Clinton battles for gun controls
Guns and violence are emerging as a significant issue on the campaign trail as politicians start to prepare for next year's elections.
But there is no political consensus on how to respond, and the power of lobby groups is gradually stifling action.
The House of Representatives was last night locked in a bitter debate on gun control, with a plan to clamp down on purchases of firearms at gun shows under discussion.
Democrats had wanted to use the outrage generated by the killing of 15 people at Columbine, in Colorado, to push for gun control.
The issue triggered a wave of anguish across America, but anguish that has failed to create a consensus around limiting access to guns.
The Senate passed a Bill that would have put some limits on guns, but the House - where right-wing Republicans have more influence, and the Democrats are less united - is stumbling as it confronts the same measures.
The National Rifle Association stumbled after Columbine, but is now regrouping.
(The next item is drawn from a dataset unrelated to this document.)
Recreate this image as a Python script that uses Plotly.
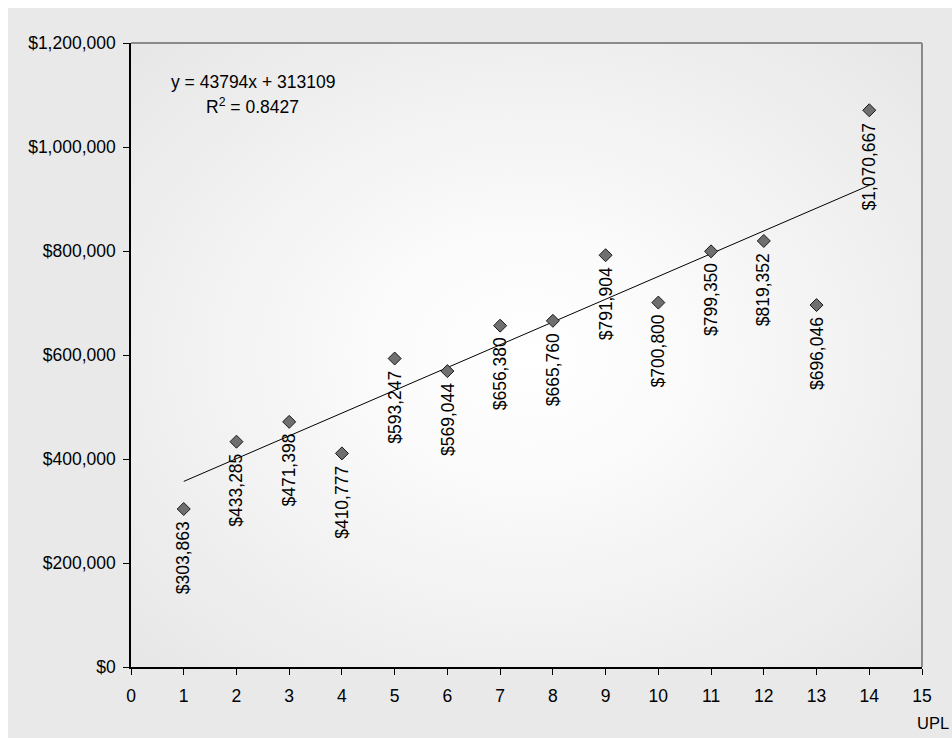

It is influential in the Republican party, and a group of Democrats is also resisting action.
President Bill Clinton lobbied furiously for the Bill even as he flew to Europe, for the measure urging a three-day waiting period instead of the 24-hour period favoured by the gun lobby. "He said that he knows it's a tough vote but that we have to remember that this is all about keeping guns out of the hands of children and criminals," a White House spokesman told reporters in Paris. He woke at 5am to make the calls.
But the measure looked to be in trouble. In any case, it dealt only with gun shows, imposing a period for background checks, closing a loophole in existing legislation.
Republicans blame the media for the shift in culture which has made teenagers willing to gun down their fellow pupils in school shootings.
But a proposal to ban sales of explicitly violent films, video games, pictures and books to teenagers came under heavy fire from supporters of free speech and the entertainment industry alike, and fell by the wayside on Wednesday night. "Of course we worked it hard," said Jack Valenti, a lobbyist for the film industry.
"This isn't cigarettes or alcohol. This is creative work that is protected by the First Amendment."
A spread of other amendments to the legislation were also under consideration, aimed at stopping school shootings by putting the Ten Commandments on classroom walls, for instance. The House did agree to toughen prison sentences for youth offenders and classify teenagers as young as 13 as adults, a popular idea on the right, where prison is increasingly the answer to every problem.